SLAY
- 1st edition book cover
- Language: English
- Genre: Young adult fiction
- Published: 2019
- Publication place: United States
- Media type: Print, e-book, audiobook
- Pages: 321
- ISBN: 9781534445420
- OCLC: 1077613592

= Slay (novel) =

2019 young adult novel by Brittney Morris

Slay (stylized as SLAY) is a young adult novel by American author Brittney Morris published in 2019.

== Plot ==
SLAY tells the story of Kiera, a black high school student who develops and maintains the online game SLAY, a VR multiplayer world where players duel using cards giving them powers based on black culture.

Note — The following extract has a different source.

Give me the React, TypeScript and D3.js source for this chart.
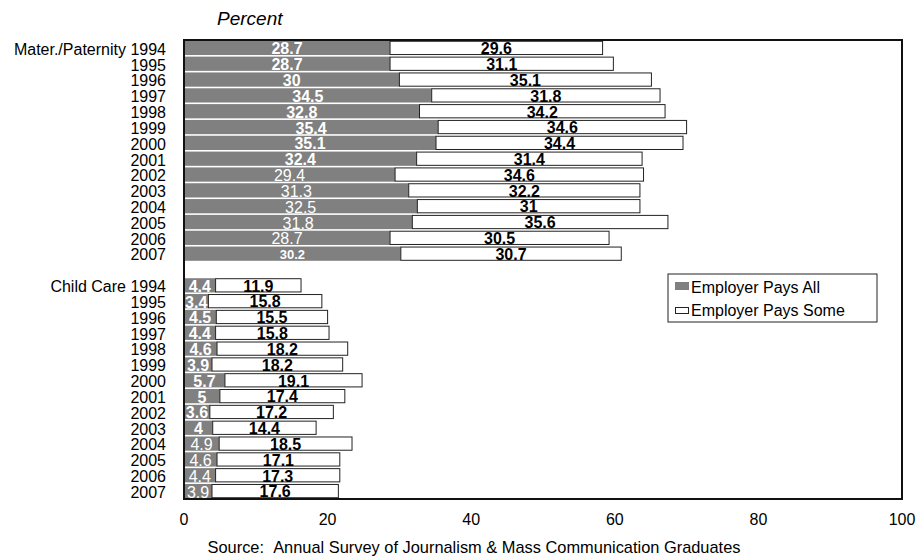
import * as d3 from "d3";

const YEARS = [1994, 1995, 1996, 1997, 1998, 1999, 2000, 2001, 2002, 2003, 2004, 2005, 2006, 2007];
const GROUPS = ["Mater./Paternity", "Child Care"];
const SERIES = ["Employer Pays All", "Employer Pays Some"];

const materAll = [28.7, 28.7, 30, 34.5, 32.8, 35.4, 35.1, 32.4, 29.4, 31.3, 32.5, 31.8, 28.7, 30.2];
const materSome = [29.6, 31.1, 35.1, 31.8, 34.2, 34.6, 34.4, 31.4, 34.6, 32.2, 31, 35.6, 30.5, 30.7];
const childAll = [4.4, 3.4, 4.5, 4.4, 4.6, 3.9, 5.7, 5, 3.6, 4, 4.9, 4.6, 4.4, 3.9];
const childSome = [11.9, 15.8, 15.5, 15.8, 18.2, 18.2, 19.1, 17.4, 17.2, 14.4, 18.5, 17.1, 17.3, 17.6];

// years whose "pays all" label is printed in regular weight in the source
const materPlain = [2002, 2003, 2004, 2005, 2006];
const childPlain = [2004, 2005, 2006, 2007];

const X_TICKS = [0, 20, 40, 60, 80, 100];

const W = 917;
const H = 557;
const M = { top: 40, right: 15, bottom: 58, left: 184 };
const FONT = "Arial, 'Liberation Sans', Helvetica, sans-serif";
const GRAY = "#808080";
const FS = 16;

type Row = { key: string; label: string; all: number; some: number; plain: boolean; small: boolean };

// one empty slot between the two groups
const rows: Row[] = [
  ...YEARS.map((y, i) => ({
    key: `m${y}`,
    label: i === 0 ? `${GROUPS[0]} ${y}` : `${y}`,
    all: materAll[i],
    some: materSome[i],
    plain: materPlain.includes(y),
    small: y === 2007,
  })),
  ...YEARS.map((y, i) => ({
    key: `c${y}`,
    label: i === 0 ? `${GROUPS[1]} ${y}` : `${y}`,
    all: childAll[i],
    some: childSome[i],
    plain: childPlain.includes(y),
    small: false,
  })),
];
const slots = [...rows.slice(0, 14).map((r) => r.key), "gap", ...rows.slice(14).map((r) => r.key)];

export default function App() {
  const x = d3.scaleLinear().domain([0, 100]).range([M.left, W - M.right]);
  const y = d3
    .scaleBand<string>()
    .domain(slots)
    .range([M.top, H - M.bottom])
    .paddingInner(0.1)
    .paddingOuter(0.05);
  const bh = y.bandwidth();
  const plotBottom = H - M.bottom;

  return (
    <div style={{ position: "absolute", left: 0, top: 0 }}>
      <svg width={W} height={H} style={{ display: "block", background: "#fff" }} fontFamily={FONT}>
        <text x={217} y={25} fontSize={19} fontStyle="italic" fill="#000">
          Percent
        </text>

        {rows.map((r) => {
          const y0 = y(r.key)!;
          const cy = y0 + bh / 2;
          const xa = x(r.all);
          const xs = x(r.all + r.some);
          return (
            <g key={r.key}>
              <text x={166} y={cy + 6.8} fontSize={FS} textAnchor="end" fill="#000">
                {r.label}
              </text>
              <rect x={x(0)} y={y0} width={xa - x(0)} height={bh} fill={GRAY} />
              <rect
                x={xa}
                y={y0 + 0.5}
                width={xs - xa}
                height={bh - 1}
                fill="#fff"
                stroke="#222"
                strokeWidth={1}
              />
              <text
                x={(x(0) + xa) / 2}
                y={cy + (r.small ? 5 : 6.5)}
                fontSize={r.small ? 13 : FS}
                fontWeight={r.plain ? "normal" : "bold"}
                textAnchor="middle"
                fill="#fff"
              >
                {r.all}
              </text>
              <text
                x={(xa + xs) / 2}
                y={cy + 6.3}
                fontSize={FS}
                fontWeight="bold"
                textAnchor="middle"
                fill="#000"
              >
                {r.some}
              </text>
            </g>
          );
        })}

        <rect
          x={x(0)}
          y={M.top}
          width={x(100) - x(0)}
          height={plotBottom - M.top}
          fill="none"
          stroke="#111"
          strokeWidth={2}
        />

        {X_TICKS.map((t) => (
          <text key={t} x={x(t)} y={525} fontSize={FS} textAnchor="middle" fill="#000">
            {t}
          </text>
        ))}

        <g transform="translate(668,274)">
          <rect x={0} y={0} width={209} height={48} fill="#fff" stroke="#222" strokeWidth={1} />
          <rect x={7} y={8} width={14} height={8} fill={GRAY} />
          <text x={23} y={18.5} fontSize={FS} fill="#000">
            {SERIES[0]}
          </text>
          <rect x={7.5} y={33.5} width={13} height={6} fill="#fff" stroke="#222" strokeWidth={1} />
          <text x={23} y={42} fontSize={FS} fill="#000">
            {SERIES[1]}
          </text>
        </g>

        <text x={474} y={553} fontSize={16.4} textAnchor="middle" fill="#000">
          Source:{"\u00a0\u00a0"}Annual Survey of Journalism &amp; Mass Communication Graduates
        </text>
      </svg>
    </div>
  );
}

Being tired of online racial harassment in video games, she creates the game for black gamers. When a player is killed in real life by another player, the media criticizes SLAY for being racist by excluding white players.

The story is told from multiple perspectives, including that of Kiera, her co-developer Claire, who is a computer science student in Paris, John, a professor of African American studies, and players of SLAY.

== Major themes ==
SLAY has been called "an incredibly raw and real depiction of modern black identity struggles", and is referenced as an example of a novel exploring black girlhood. It explores online harassment and racism in Video games contrasted with the pleasure of online gaming. The novel also portrays black and transgender gamers.

The book has been described as "Ready Player One meets The Hate U Give".

== Reception ==
The novel was published by Simon Pulse after a bidding war between multiple publishers.

Writing for the Book and Film Globe, Sharyn Vane called SLAY "a gaming-themed thriller and a compulsively-readable exploration of the many facets of black culture." Writing for The Seattle Times, Jordan Snowden wrote that "'SLAY' is a book I wish I had when I was younger; not only does this young adult novel tackle big conversations in an approachable way, it features a strong, self-assured, intelligent young black woman as the main character."

== Awards and nominations ==
SLAY was nominated for Young Adult Best Novel in the 2020 Ignyte Awards. It has also won several other awards.